### DATASET EXTRACT

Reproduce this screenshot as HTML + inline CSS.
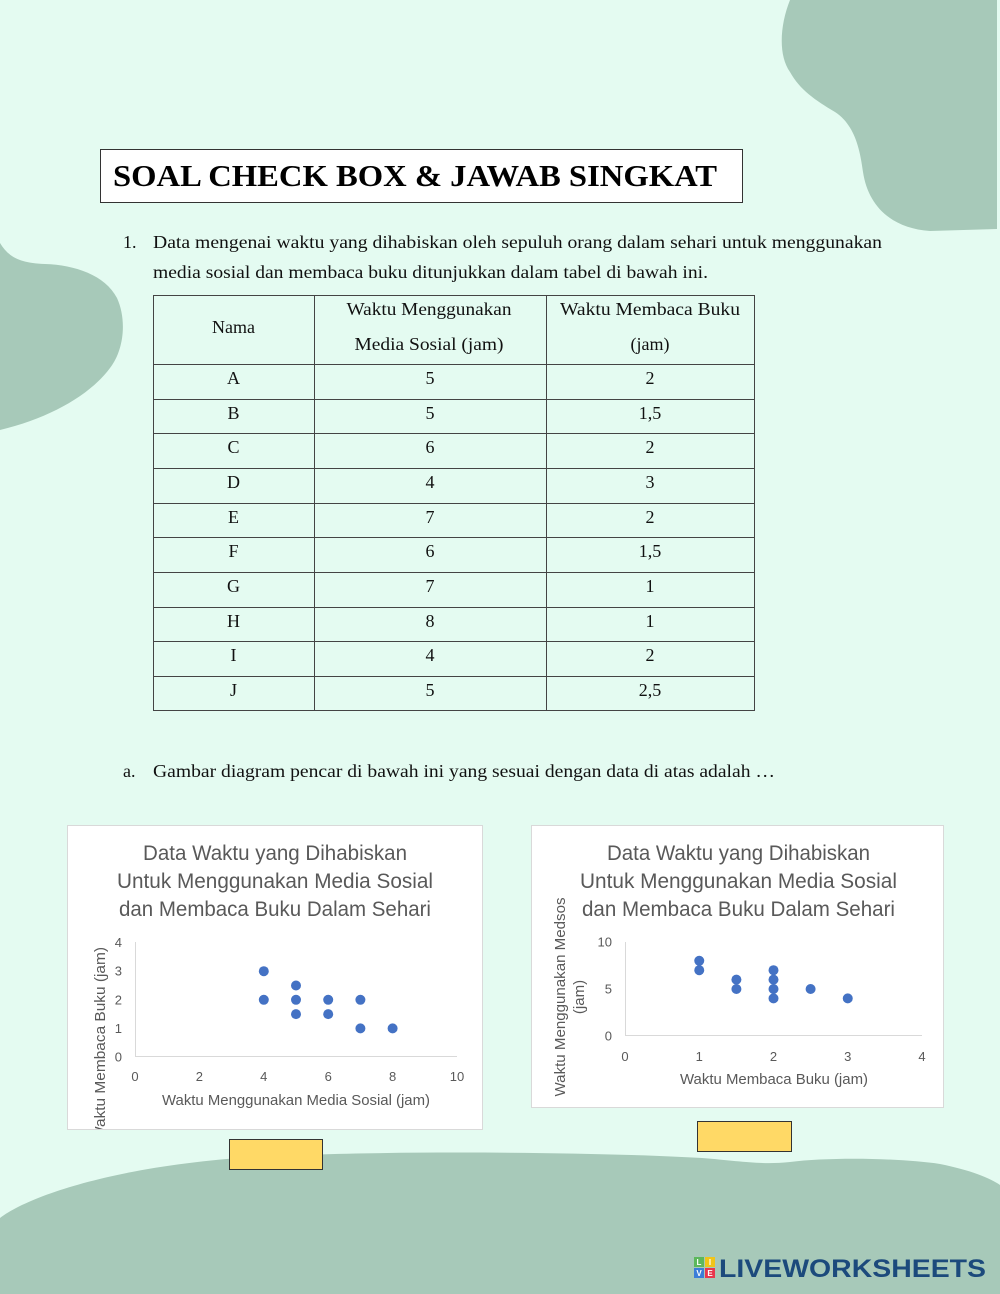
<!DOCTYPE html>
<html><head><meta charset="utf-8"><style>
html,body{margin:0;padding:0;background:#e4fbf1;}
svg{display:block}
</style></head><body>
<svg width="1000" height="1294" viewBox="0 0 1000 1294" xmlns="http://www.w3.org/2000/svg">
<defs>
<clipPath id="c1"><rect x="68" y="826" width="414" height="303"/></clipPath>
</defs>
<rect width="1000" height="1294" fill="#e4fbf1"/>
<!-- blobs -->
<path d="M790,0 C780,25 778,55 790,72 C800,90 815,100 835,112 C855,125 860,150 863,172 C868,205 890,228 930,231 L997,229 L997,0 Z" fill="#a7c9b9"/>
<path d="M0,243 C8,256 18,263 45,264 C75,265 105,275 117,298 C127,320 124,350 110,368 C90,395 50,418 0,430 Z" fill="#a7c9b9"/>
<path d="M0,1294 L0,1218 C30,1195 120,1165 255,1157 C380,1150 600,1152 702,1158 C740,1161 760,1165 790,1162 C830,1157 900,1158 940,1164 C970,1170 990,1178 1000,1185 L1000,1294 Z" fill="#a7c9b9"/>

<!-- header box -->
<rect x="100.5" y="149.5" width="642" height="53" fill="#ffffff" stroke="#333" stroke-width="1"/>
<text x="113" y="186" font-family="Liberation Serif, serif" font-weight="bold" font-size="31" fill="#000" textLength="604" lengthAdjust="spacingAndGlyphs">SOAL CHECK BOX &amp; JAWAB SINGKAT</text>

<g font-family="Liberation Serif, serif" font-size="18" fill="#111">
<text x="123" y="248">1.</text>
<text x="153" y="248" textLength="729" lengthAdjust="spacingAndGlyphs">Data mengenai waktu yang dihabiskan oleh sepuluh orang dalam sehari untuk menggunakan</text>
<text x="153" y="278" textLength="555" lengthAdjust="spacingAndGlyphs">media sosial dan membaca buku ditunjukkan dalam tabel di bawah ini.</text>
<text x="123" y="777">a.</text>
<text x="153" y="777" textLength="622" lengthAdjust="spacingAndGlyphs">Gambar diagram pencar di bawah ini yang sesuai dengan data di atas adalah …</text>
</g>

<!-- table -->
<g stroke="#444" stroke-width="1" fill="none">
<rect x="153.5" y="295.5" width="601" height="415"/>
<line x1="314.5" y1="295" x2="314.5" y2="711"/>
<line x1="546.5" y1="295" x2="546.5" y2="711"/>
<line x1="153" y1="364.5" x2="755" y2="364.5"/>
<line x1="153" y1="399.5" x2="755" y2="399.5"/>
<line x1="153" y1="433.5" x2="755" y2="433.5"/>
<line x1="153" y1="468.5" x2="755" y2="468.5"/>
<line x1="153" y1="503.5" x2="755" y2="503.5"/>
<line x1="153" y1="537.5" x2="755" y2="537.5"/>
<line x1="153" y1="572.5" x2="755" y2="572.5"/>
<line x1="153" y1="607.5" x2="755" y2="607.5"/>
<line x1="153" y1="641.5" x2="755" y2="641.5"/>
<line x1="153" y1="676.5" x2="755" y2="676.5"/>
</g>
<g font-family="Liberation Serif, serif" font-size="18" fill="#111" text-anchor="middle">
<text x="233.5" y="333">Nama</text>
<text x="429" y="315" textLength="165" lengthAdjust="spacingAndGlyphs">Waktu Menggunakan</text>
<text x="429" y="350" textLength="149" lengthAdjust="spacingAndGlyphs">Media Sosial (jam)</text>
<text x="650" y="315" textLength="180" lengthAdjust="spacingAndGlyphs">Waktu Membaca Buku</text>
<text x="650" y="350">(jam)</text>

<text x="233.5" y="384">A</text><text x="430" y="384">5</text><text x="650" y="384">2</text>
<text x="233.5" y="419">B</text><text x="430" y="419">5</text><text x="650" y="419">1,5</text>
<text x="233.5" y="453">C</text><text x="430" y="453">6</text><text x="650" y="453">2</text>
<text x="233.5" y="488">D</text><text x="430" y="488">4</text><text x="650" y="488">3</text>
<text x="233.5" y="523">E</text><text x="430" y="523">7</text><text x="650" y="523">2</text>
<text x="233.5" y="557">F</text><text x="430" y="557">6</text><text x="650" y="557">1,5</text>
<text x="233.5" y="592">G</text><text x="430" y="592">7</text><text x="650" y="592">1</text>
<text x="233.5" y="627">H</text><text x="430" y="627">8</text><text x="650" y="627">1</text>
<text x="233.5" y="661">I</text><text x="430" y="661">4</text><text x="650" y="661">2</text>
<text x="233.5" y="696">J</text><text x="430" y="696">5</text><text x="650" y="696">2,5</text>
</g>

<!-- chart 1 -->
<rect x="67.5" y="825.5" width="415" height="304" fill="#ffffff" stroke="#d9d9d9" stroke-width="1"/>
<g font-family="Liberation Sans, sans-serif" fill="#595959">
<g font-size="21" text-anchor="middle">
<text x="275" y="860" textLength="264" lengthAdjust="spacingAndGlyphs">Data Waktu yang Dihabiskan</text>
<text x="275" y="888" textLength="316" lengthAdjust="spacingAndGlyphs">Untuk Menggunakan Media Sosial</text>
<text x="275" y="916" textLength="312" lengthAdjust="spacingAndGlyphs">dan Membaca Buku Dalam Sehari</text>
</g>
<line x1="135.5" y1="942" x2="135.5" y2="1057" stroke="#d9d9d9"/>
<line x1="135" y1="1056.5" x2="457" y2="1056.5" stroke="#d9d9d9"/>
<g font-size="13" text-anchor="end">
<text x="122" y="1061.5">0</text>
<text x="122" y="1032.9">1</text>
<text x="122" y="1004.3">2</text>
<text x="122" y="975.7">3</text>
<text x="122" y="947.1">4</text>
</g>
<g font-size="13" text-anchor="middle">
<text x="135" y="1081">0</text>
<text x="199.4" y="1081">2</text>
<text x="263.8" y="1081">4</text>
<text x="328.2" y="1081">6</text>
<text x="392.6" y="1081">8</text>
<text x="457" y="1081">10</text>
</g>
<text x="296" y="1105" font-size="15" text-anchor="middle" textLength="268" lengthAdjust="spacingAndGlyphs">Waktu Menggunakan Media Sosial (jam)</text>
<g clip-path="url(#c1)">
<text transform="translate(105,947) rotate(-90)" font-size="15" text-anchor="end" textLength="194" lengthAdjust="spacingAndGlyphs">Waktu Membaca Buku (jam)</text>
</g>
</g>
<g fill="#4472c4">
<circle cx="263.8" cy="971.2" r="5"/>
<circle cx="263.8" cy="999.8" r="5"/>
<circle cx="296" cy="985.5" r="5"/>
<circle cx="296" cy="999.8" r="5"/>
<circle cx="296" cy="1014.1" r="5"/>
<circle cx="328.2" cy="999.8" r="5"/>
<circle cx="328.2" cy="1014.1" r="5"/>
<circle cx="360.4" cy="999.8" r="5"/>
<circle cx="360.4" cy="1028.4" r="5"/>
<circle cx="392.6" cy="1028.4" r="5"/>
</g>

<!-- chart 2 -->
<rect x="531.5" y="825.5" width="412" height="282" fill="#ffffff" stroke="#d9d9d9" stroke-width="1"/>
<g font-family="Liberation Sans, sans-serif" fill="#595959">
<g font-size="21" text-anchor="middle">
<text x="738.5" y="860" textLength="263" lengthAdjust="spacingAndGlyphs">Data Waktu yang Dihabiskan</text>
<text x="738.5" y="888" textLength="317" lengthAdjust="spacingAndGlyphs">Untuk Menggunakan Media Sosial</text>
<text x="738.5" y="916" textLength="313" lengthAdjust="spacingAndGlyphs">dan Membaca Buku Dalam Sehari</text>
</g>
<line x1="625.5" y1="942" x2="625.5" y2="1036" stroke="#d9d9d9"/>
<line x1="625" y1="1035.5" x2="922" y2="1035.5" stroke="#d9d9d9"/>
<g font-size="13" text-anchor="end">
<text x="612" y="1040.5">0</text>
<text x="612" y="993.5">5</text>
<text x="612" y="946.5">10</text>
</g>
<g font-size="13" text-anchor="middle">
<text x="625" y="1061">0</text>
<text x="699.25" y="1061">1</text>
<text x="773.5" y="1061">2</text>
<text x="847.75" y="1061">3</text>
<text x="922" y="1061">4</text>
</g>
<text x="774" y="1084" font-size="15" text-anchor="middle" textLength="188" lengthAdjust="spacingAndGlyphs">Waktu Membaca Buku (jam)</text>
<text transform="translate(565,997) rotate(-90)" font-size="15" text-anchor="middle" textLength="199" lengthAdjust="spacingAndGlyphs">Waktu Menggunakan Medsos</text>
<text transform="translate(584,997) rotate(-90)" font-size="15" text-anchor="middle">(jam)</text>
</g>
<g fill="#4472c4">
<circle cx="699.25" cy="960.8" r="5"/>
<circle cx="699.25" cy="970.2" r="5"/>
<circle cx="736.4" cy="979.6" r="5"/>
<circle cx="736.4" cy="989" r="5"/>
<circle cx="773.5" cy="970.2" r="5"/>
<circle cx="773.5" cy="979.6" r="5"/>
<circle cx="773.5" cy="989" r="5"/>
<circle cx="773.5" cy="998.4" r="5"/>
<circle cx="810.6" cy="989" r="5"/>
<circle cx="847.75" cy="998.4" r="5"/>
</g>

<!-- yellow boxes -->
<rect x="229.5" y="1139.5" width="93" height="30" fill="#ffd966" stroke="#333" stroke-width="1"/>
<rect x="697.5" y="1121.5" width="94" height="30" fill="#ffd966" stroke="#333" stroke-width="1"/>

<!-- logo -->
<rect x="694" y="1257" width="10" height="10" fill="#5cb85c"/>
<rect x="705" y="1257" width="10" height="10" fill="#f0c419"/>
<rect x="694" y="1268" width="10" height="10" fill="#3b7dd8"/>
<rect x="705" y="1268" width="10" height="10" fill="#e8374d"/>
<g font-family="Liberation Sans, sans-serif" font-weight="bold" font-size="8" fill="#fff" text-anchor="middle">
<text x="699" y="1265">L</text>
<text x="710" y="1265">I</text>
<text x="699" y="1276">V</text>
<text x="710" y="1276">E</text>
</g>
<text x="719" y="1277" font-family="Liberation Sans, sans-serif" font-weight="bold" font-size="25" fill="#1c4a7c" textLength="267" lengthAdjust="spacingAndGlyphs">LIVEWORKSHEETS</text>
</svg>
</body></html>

### TASK
Leave out the pictures. Transcribe only the lines above, from the first through the one that contains "BOX &amp; JAWAB SINGKAT</text>".

### THE OUTPUT
Reproduce this screenshot as HTML + inline CSS.
<!DOCTYPE html>
<html><head><meta charset="utf-8"><style>
html,body{margin:0;padding:0;background:#e4fbf1;}
svg{display:block}
</style></head><body>
<svg width="1000" height="1294" viewBox="0 0 1000 1294" xmlns="http://www.w3.org/2000/svg">
<defs>
<clipPath id="c1"><rect x="68" y="826" width="414" height="303"/></clipPath>
</defs>
<rect width="1000" height="1294" fill="#e4fbf1"/>
<!-- blobs -->
<path d="M790,0 C780,25 778,55 790,72 C800,90 815,100 835,112 C855,125 860,150 863,172 C868,205 890,228 930,231 L997,229 L997,0 Z" fill="#a7c9b9"/>
<path d="M0,243 C8,256 18,263 45,264 C75,265 105,275 117,298 C127,320 124,350 110,368 C90,395 50,418 0,430 Z" fill="#a7c9b9"/>
<path d="M0,1294 L0,1218 C30,1195 120,1165 255,1157 C380,1150 600,1152 702,1158 C740,1161 760,1165 790,1162 C830,1157 900,1158 940,1164 C970,1170 990,1178 1000,1185 L1000,1294 Z" fill="#a7c9b9"/>

<!-- header box -->
<rect x="100.5" y="149.5" width="642" height="53" fill="#ffffff" stroke="#333" stroke-width="1"/>
<text x="113" y="186" font-family="Liberation Serif, serif" font-weight="bold" font-size="31" fill="#000" textLength="604" lengthAdjust="spacingAndGlyphs">SOAL CHECK BOX &amp; JAWAB SINGKAT</text>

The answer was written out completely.